Thanks. You should definately stay away from it then as cardio performace can be reduced whilst on. In addition to suppressing your test levels significantly.

I have said this before but turinabol would be a great choice. Most on here hate oral on't but they do have their place. And the point is you have had great success with avar in the past. I just read something very interesting so I will copy and paste for you. I knew all the other stuff but its the first time I have heard about the below study.


Turinabol is a derivative of Dianabol that does not promote water retention and estrogenic side effects. Turinabol produces slow but quality gains.

Background

Turinabol was developed in the 1960’s when East German's were looking for an edge for their Olympic and competitive athletes.  It is currently only obtainable through underground labs.

Steroid Action

This is a slower acting steroid.  When using Turinabol, weight, strength and muscle mass increases will not be overly dramatic; however, they will be of good quality. Turinabol also does not typically create risk for estrogenic side effects, so there is limited water retention or risk for gynecomastia. The user can obtain a hard look to their muscles due to limited water retention

*In studies done on male athletes that were given 10 mg OT/day over six weeks, no negative health effects or side effects were reported. It was also used in low doses to reduce the binding of SHBG to other steroids.(1)  Oral Turinabol was found to have the ability to reduce SHBG and allow testosterone to be more readily used.*

It will suppress you slightly but again I was using 40-60mg for 6 weeks. This suppression will be minimal (as we have discussed in the past).

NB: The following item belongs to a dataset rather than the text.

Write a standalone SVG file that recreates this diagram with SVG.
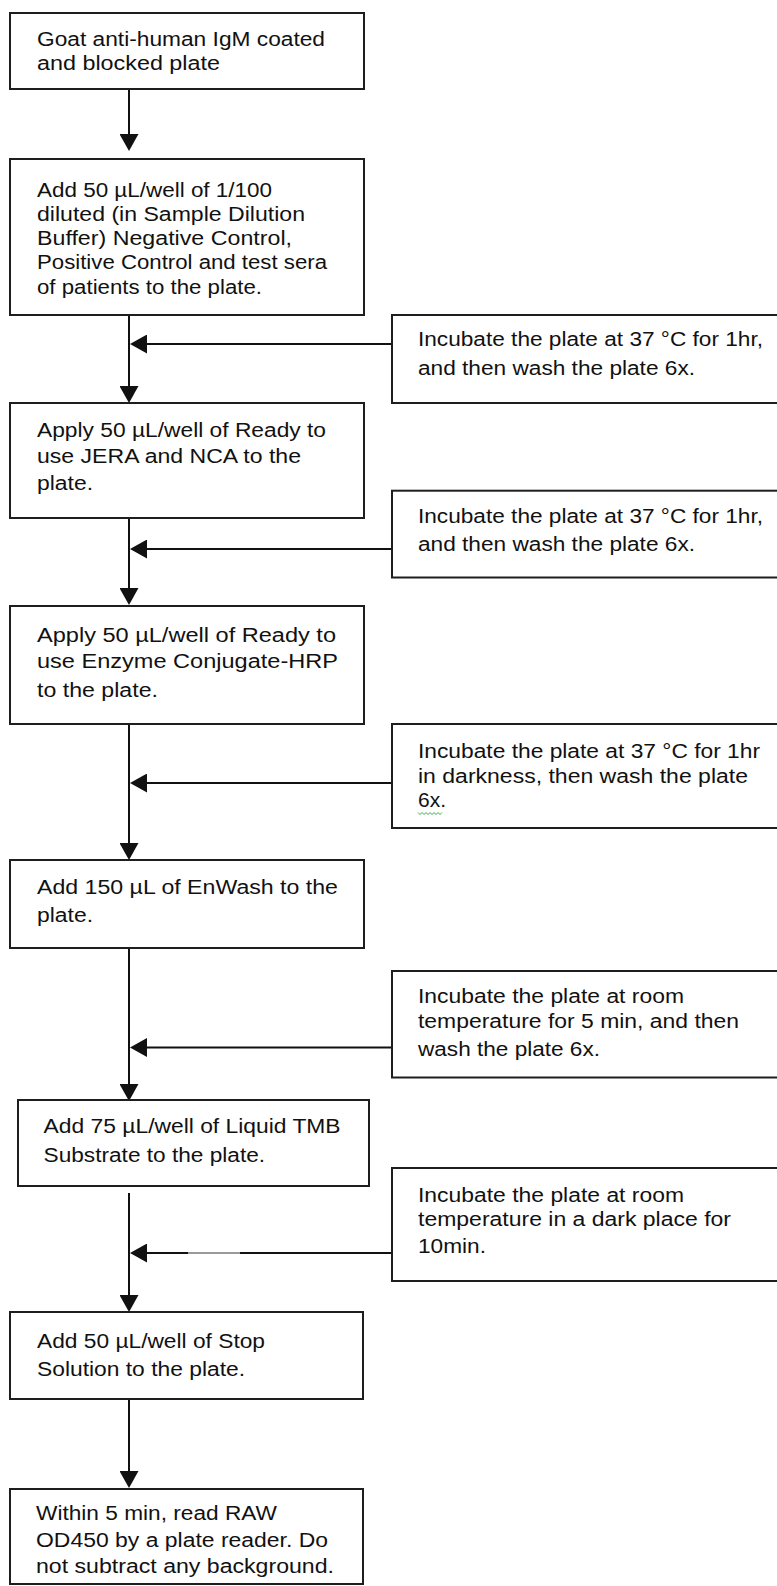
<svg xmlns="http://www.w3.org/2000/svg" width="777" height="1586" viewBox="0 0 777 1586">
  <style>
    .box { fill: #ffffff; stroke: #1e1e1e; stroke-width: 2; }
    .conn { fill: none; stroke: #111111; stroke-width: 2; }
    .t { font-family: "Liberation Sans", Arial, sans-serif; font-size: 20px; fill: #111111; }
  </style>
  <defs>
    <marker id="ah" markerUnits="userSpaceOnUse" markerWidth="18" markerHeight="19" refX="9" refY="9.5" orient="auto">
      <path d="M0,0 L17,9.5 L0,19 Z" fill="#111111"/>
    </marker>
  </defs>
  <rect width="777" height="1586" fill="#ffffff"/>

  <g id="connectors">
    <line class="conn" x1="129" y1="89" x2="129" y2="143" marker-end="url(#ah)"/>
    <line class="conn" x1="129" y1="315" x2="129" y2="395" marker-end="url(#ah)"/>
    <line class="conn" x1="392" y1="344" x2="138" y2="344" marker-end="url(#ah)"/>
    <line class="conn" x1="129" y1="518" x2="129" y2="597" marker-end="url(#ah)"/>
    <line class="conn" x1="392" y1="549" x2="138" y2="549" marker-end="url(#ah)"/>
    <line class="conn" x1="129" y1="724" x2="129" y2="852" marker-end="url(#ah)"/>
    <line class="conn" x1="392" y1="783" x2="138" y2="783" marker-end="url(#ah)"/>
    <line class="conn" x1="129" y1="947" x2="129" y2="1093" marker-end="url(#ah)"/>
    <line class="conn" x1="392" y1="1047.5" x2="138" y2="1047.5" marker-end="url(#ah)"/>
    <line class="conn" x1="129" y1="1193" x2="129" y2="1304" marker-end="url(#ah)"/>
    <line class="conn" x1="392" y1="1253" x2="138" y2="1253" marker-end="url(#ah)"/>
    <line x1="188" y1="1253" x2="240" y2="1253" stroke="#9a9a9a" stroke-width="2"/>
    <line class="conn" x1="129" y1="1399" x2="129" y2="1480" marker-end="url(#ah)"/>
  </g>

  <g id="step1">
    <rect class="box" x="10" y="13" width="354" height="76"/>
    <text class="t" x="37" y="45.7" textLength="288" lengthAdjust="spacingAndGlyphs">Goat anti-human IgM coated</text>
    <text class="t" x="37" y="70" textLength="183" lengthAdjust="spacingAndGlyphs">and blocked plate</text>
  </g>

  <g id="step2">
    <rect class="box" x="10" y="159" width="354" height="156"/>
    <text class="t" x="37" y="196.7" textLength="235" lengthAdjust="spacingAndGlyphs">Add 50 µL/well of 1/100</text>
    <text class="t" x="37" y="220.5" textLength="268" lengthAdjust="spacingAndGlyphs">diluted (in Sample Dilution</text>
    <text class="t" x="37" y="245" textLength="255" lengthAdjust="spacingAndGlyphs">Buffer) Negative Control,</text>
    <text class="t" x="37" y="269.3" textLength="290" lengthAdjust="spacingAndGlyphs">Positive Control and test sera</text>
    <text class="t" x="37" y="293.5" textLength="225" lengthAdjust="spacingAndGlyphs">of patients to the plate.</text>
  </g>

  <g id="incubate1">
    <rect class="box" x="392" y="315" width="390" height="88"/>
    <text class="t" x="418" y="345.5" textLength="345" lengthAdjust="spacingAndGlyphs">Incubate the plate at 37 °C for 1hr,</text>
    <text class="t" x="418" y="375" textLength="277" lengthAdjust="spacingAndGlyphs">and then wash the plate 6x.</text>
  </g>

  <g id="step3">
    <rect class="box" x="10" y="403" width="354" height="115"/>
    <text class="t" x="37" y="436.7" textLength="289" lengthAdjust="spacingAndGlyphs">Apply 50 µL/well of Ready to</text>
    <text class="t" x="37" y="462.7" textLength="264" lengthAdjust="spacingAndGlyphs">use JERA and NCA to the</text>
    <text class="t" x="37" y="490" textLength="56" lengthAdjust="spacingAndGlyphs">plate.</text>
  </g>

  <g id="incubate2">
    <rect class="box" x="392" y="490.7" width="390" height="86.8"/>
    <text class="t" x="418" y="523" textLength="345" lengthAdjust="spacingAndGlyphs">Incubate the plate at 37 °C for 1hr,</text>
    <text class="t" x="418" y="551" textLength="277" lengthAdjust="spacingAndGlyphs">and then wash the plate 6x.</text>
  </g>

  <g id="step4">
    <rect class="box" x="10" y="606" width="354" height="118"/>
    <text class="t" x="37" y="641.7" textLength="299" lengthAdjust="spacingAndGlyphs">Apply 50 µL/well of Ready to</text>
    <text class="t" x="37" y="668" textLength="301" lengthAdjust="spacingAndGlyphs">use Enzyme Conjugate-HRP</text>
    <text class="t" x="37" y="696.7" textLength="121" lengthAdjust="spacingAndGlyphs">to the plate.</text>
  </g>

  <g id="incubate3">
    <rect class="box" x="392" y="724" width="390" height="104"/>
    <text class="t" x="418" y="758" textLength="342" lengthAdjust="spacingAndGlyphs">Incubate the plate at 37 °C for 1hr</text>
    <text class="t" x="418" y="783" textLength="330" lengthAdjust="spacingAndGlyphs">in darkness, then wash the plate</text>
    <text class="t" x="418" y="807" textLength="28" lengthAdjust="spacingAndGlyphs">6x.</text>
    <path d="M418,812.5 l2,2 l2,-2 l2,2 l2,-2 l2,2 l2,-2 l2,2 l2,-2 l2,2 l2,-2 l2,2 l2,-2" fill="none" stroke="#3cb043" stroke-width="1"/>
  </g>

  <g id="step5">
    <rect class="box" x="10" y="860" width="354" height="88"/>
    <text class="t" x="37" y="894" textLength="301" lengthAdjust="spacingAndGlyphs">Add 150 µL of EnWash to the</text>
    <text class="t" x="37" y="921.7" textLength="56" lengthAdjust="spacingAndGlyphs">plate.</text>
  </g>

  <g id="incubate4">
    <rect class="box" x="392" y="971" width="390" height="106.5"/>
    <text class="t" x="418" y="1003" textLength="266" lengthAdjust="spacingAndGlyphs">Incubate the plate at room</text>
    <text class="t" x="418" y="1028" textLength="321" lengthAdjust="spacingAndGlyphs">temperature for 5 min, and then</text>
    <text class="t" x="418" y="1056" textLength="182" lengthAdjust="spacingAndGlyphs">wash the plate 6x.</text>
  </g>

  <g id="step6">
    <rect class="box" x="18" y="1100" width="351" height="86"/>
    <text class="t" x="43.6" y="1133" textLength="297" lengthAdjust="spacingAndGlyphs">Add 75 µL/well of Liquid TMB</text>
    <text class="t" x="43.6" y="1162" textLength="221.5" lengthAdjust="spacingAndGlyphs">Substrate to the plate.</text>
  </g>

  <g id="incubate5">
    <rect class="box" x="392" y="1168" width="390" height="113"/>
    <text class="t" x="418" y="1202" textLength="266" lengthAdjust="spacingAndGlyphs">Incubate the plate at room</text>
    <text class="t" x="418" y="1226" textLength="313" lengthAdjust="spacingAndGlyphs">temperature in a dark place for</text>
    <text class="t" x="418" y="1253" textLength="68" lengthAdjust="spacingAndGlyphs">10min.</text>
  </g>

  <g id="step7">
    <rect class="box" x="10" y="1312" width="353" height="87"/>
    <text class="t" x="37" y="1348" textLength="228" lengthAdjust="spacingAndGlyphs">Add 50 µL/well of Stop</text>
    <text class="t" x="37" y="1376" textLength="208" lengthAdjust="spacingAndGlyphs">Solution to the plate.</text>
  </g>

  <g id="step8">
    <rect class="box" x="10" y="1489" width="353" height="95"/>
    <text class="t" x="36" y="1520" textLength="241" lengthAdjust="spacingAndGlyphs">Within 5 min, read RAW</text>
    <text class="t" x="36" y="1547" textLength="292" lengthAdjust="spacingAndGlyphs">OD450 by a plate reader. Do</text>
    <text class="t" x="36" y="1573" textLength="298" lengthAdjust="spacingAndGlyphs">not subtract any background.</text>
  </g>
</svg>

Maybe you could try a small dose of tbol with a small dose of avar next time round. They don't really carry sides and will just give you that extra boost. Avar only isn't for mass but if you combine it with the tbol you will gain alittle more mass than usually over the many weeks. It will be small but you will defo notice it.

I am gonna be doing dbol/adrol (25mg/25mg) in the future. Obviously that is totally different and my reasons are different (they both convert heavily). By me combining the two I will get good effects from both but minimize side effects (I don't like doing 50mg+ of adrol). Obviously I am doing that with 2 injectables too. But I really do think for you combining avar and tbol might be really good. 

The point is you know avar works for you and your happy with it. So maybe do a fairly high dose of that and then add in a small dose of tbol and just see how that goes. Hope it helps.


----------



## mac762339 (Nov 30, 2008)

Thanks man


----------



## Hollywood1973 (Dec 30, 2008)

I am using BD Tren Hex Now. Only on my 2nd week , but have great results in the past


----------